Obviously, it would be politically advantageous for any locality to demand almost zero sulfur content for any fuel burned within its boundaries, if they could be certain that they would receive
adequate fuel supplies at their neighbor's expense. I believe the Congress should be firmly on record as opposed to such actions. During these times of continuing fuel shortages and continuing concern for clean air, every State, county, and city has an obligation to carry its share of the burden, and not to expect to burn all natural gas or home heating oil, while others burn 3 percent sulfur coal.
I am pleased to join with my colleagues on the Public Works Committee in introducing this proposed legislation. It does not represent – as some have charged – a "gutting" of the Clean Air Act – nor does it represent an ideal solution to the critical energy problems facing this country.
The PRESIDING OFFICER. The bill is open to further amendment. If there be no further amendment to be proposed, the question is on the engrossment of the amendments and the third reading of the bill.
The amendments were ordered to be engrossed and the bill to be read a third time.

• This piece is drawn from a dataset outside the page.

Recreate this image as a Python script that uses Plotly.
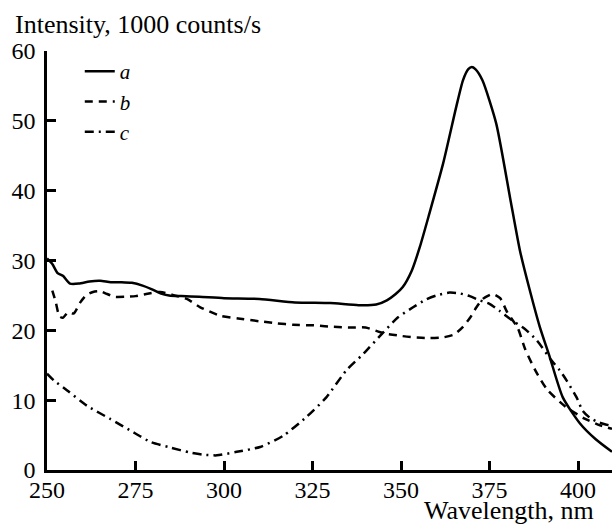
import plotly.graph_objects as go

# ---- data ----
wl_a = [250, 251.5, 253, 254.5, 256.5, 259, 262, 265, 268, 271, 274, 277, 279.5, 282,
        284.5, 288, 293, 300, 310, 320, 330, 338, 343, 346, 348.5, 350.5, 353, 355.3,
        358, 361.9, 365.6, 367.5, 369, 370, 371, 373, 376.9, 380.8, 383.6, 386.4,
        389.2, 392, 395.7, 400.5, 405, 409.6]
int_a = [30.3, 29.5, 28.2, 27.8, 26.7, 26.7, 27.0, 27.1, 26.9, 26.9, 26.8, 26.4, 25.9, 25.3,
         25.0, 24.9, 24.8, 24.6, 24.5, 24.0, 23.9, 23.6, 23.7, 24.3, 25.2, 26.2, 28.5, 31.9,
         36.7, 43.9, 52.0, 55.8, 57.4, 57.7, 57.4, 55.8, 49.6, 39.0, 31.4, 25.7,
         20.5, 16.2, 10.4, 6.7, 4.4, 2.6]

wl_b = [251.5, 252.5, 253.5, 254.5, 256, 257.5, 259.4, 261, 263, 265, 267, 269, 272, 275,
        278, 282, 286, 289.5, 293.3, 298.9, 304, 310, 315, 319.5, 326, 331, 336, 340, 345,
        350, 353.5, 358, 362, 365, 367.5, 369.5, 371.3, 373.1, 375.9, 378, 380, 383,
        385, 387.9, 391.3, 396.4, 401.7, 406.2, 409.6]
int_b = [25.7, 24.0, 22.0, 21.8, 22.6, 22.4, 24.0, 25.0, 25.5, 25.6, 25.2, 24.8, 24.8, 24.9,
         25.2, 25.5, 25.0, 24.5, 23.3, 22.1, 21.7, 21.3, 21.0, 20.8, 20.7, 20.5, 20.4, 20.4, 19.6,
         19.2, 19.0, 18.9, 19.0, 19.4, 20.5, 21.8, 23.3, 24.5, 25.2, 24.6, 22.6, 20.3,
         17.4, 14.3, 11.5, 9.1, 7.4, 6.4, 5.9]

wl_c = [250, 252, 255.7, 261.3, 267.9, 274.4, 279.3, 285, 290.4, 294, 298, 303.6, 310.2,
        316.7, 323.3, 328.9, 334.6, 339.3, 345, 349, 353.4, 357, 360, 363.7, 366.5, 369.4,
        372.2, 375, 377.8, 381.5, 385, 388.3, 392.5, 394.8, 396.8, 399.6, 401.3, 403.3,
        406, 409.6]
int_c = [13.8, 12.8, 11.4, 9.2, 7.3, 5.4, 4.0, 3.2, 2.5, 2.2, 2.1, 2.6, 3.3,
         4.9, 7.6, 10.4, 14.3, 16.6, 19.7, 21.8, 23.3, 24.4, 25.0, 25.4, 25.3, 24.9,
         24.3, 23.8, 22.8, 21.4, 20.2, 18.6, 15.7, 14.3, 12.8, 10.4, 8.5, 7.5,
         6.8, 6.3]

x_ticks = [250, 275, 300, 325, 350, 375, 400]
y_ticks = [0, 10, 20, 30, 40, 50, 60]
series_names = ["<i>a</i>", "<i>b</i>", "<i>c</i>"]

FONT = "Liberation Serif"

fig = go.Figure()
fig.add_trace(go.Scatter(x=wl_a, y=int_a, mode="lines", name=series_names[0],
                         line=dict(color="black", width=2.5, shape="spline", smoothing=0.6)))
fig.add_trace(go.Scatter(x=wl_b, y=int_b, mode="lines", name=series_names[1],
                         line=dict(color="black", width=2.5, dash="8px,6px",
                                   shape="spline", smoothing=0.6)))
fig.add_trace(go.Scatter(x=wl_c, y=int_c, mode="lines", name=series_names[2],
                         line=dict(color="black", width=2.5, dash="9px,5px,2px,5px",
                                   shape="spline", smoothing=0.6)))

fig.update_layout(
    width=612, height=525,
    margin=dict(l=47, r=0, t=51, b=55, pad=0),
    paper_bgcolor="white", plot_bgcolor="white",
    font=dict(family=FONT, size=24, color="black"),
    showlegend=True,
    legend=dict(x=0.058, y=1.0, xanchor="left", yanchor="top",
                bgcolor="rgba(0,0,0,0)", borderwidth=0,
                font=dict(family=FONT, size=21, color="black"),
                tracegroupgap=0, itemwidth=30),
    xaxis=dict(range=[250, 409.6], tickvals=x_ticks, ticktext=[str(v) for v in x_ticks],
               showgrid=False, zeroline=False, showline=True, linecolor="black",
               linewidth=2.5, ticks="inside", ticklen=9, tickwidth=2.5, tickcolor="black",
               tickfont=dict(family=FONT, size=24, color="black"), ticklabelstandoff=-4),
    yaxis=dict(range=[0, 60], tickvals=y_ticks, ticktext=[str(v) for v in y_ticks],
               showgrid=False, zeroline=False, showline=True, linecolor="black",
               linewidth=2.5, ticks="inside", ticklen=9, tickwidth=2.5, tickcolor="black",
               tickfont=dict(family=FONT, size=24, color="black"), ticklabelstandoff=4),
    annotations=[
        dict(text="Intensity, 1000 counts/s", xref="paper", yref="paper",
             x=-0.061, y=1.064, xanchor="left", yanchor="middle", showarrow=False,
             font=dict(family=FONT, size=26, color="black")),
        dict(text="Wavelength, nm", xref="paper", yref="paper",
             x=0.972, y=-0.096, xanchor="right", yanchor="middle", showarrow=False,
             font=dict(family=FONT, size=26, color="black")),
    ],
)

fig.write_html("out.html", config={"displayModeBar": False},
               post_script="document.body.style.margin='0';document.body.style.padding='0';")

The bill (H.R. 14368) was read the third time.
Mr. BUCKLEY. Mr. President, I yield 1 minute to the Senator from Tennessee.

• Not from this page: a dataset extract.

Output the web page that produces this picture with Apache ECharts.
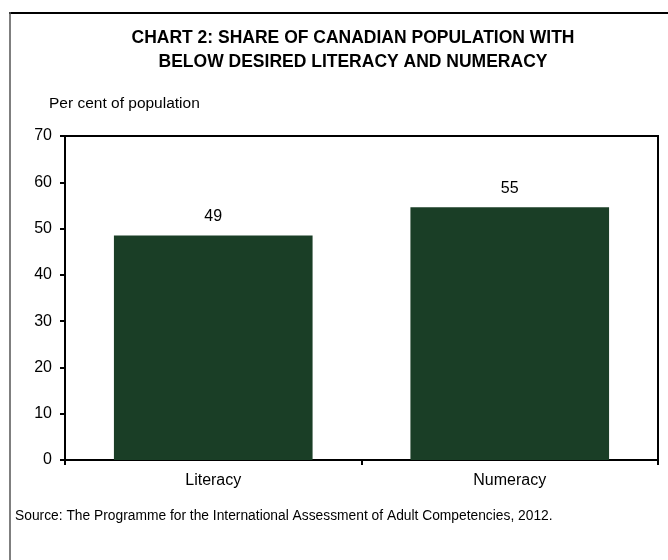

Mr. BAKER. Mr. President, I rise only to make a statement with regard to my personal relationship to this measure. As the senior Republican on the committee, it has been my duty to follow the development of the automobile emissions section and the coal conversion section of the bill.
It is the responsibility of each Member of the Senate, of course, to determine whether or not he has a conflict of interest. It is my judgment that I do not. But so the RECORD will be entirely complete, and everyone will understand what the situation is, I would point out to my colleagues that I am the owner of a partnership interest in a substantial tract of land in Tennessee which I purchased from my father's estate, on which there are known coal reserves and known oil and gas reserves. I am not involved in production of either oil and gas or coal, but lest I be misunderstood, I wanted to make that statement.
The PRESIDING OFFICER. The bill having been read the third time, the question is: Shall it pass?
The bill (H.R. 14368) was passed.
Mr. MUSKIE. Mr. President, I move to reconsider the vote by which the bill was passed.
Mr. GRIFFIN. I move to lay that motion on the table.
The motion to lay on the table was agreed to.
Mr. MUSKIE. Mr. President, I move that the Senate insist on its amendments to H.R. 14368 and request a conference with the House of Representatives on the disagreeing votes of the two Houses thereon, and that the Chair be authorized to appoint the conferees on the part
of the Senate.
The motion was agreed to ; and the Presiding Officer appointed Mr. RANDOLPH, Mr. MUSKIE, Mr. MONTOYA, Mr. JACKSON, Mr. BIBLE, Mr. BAKER, Mr. BUCKLEY, and Mr. FANNIN conferees on t the part of the Senate.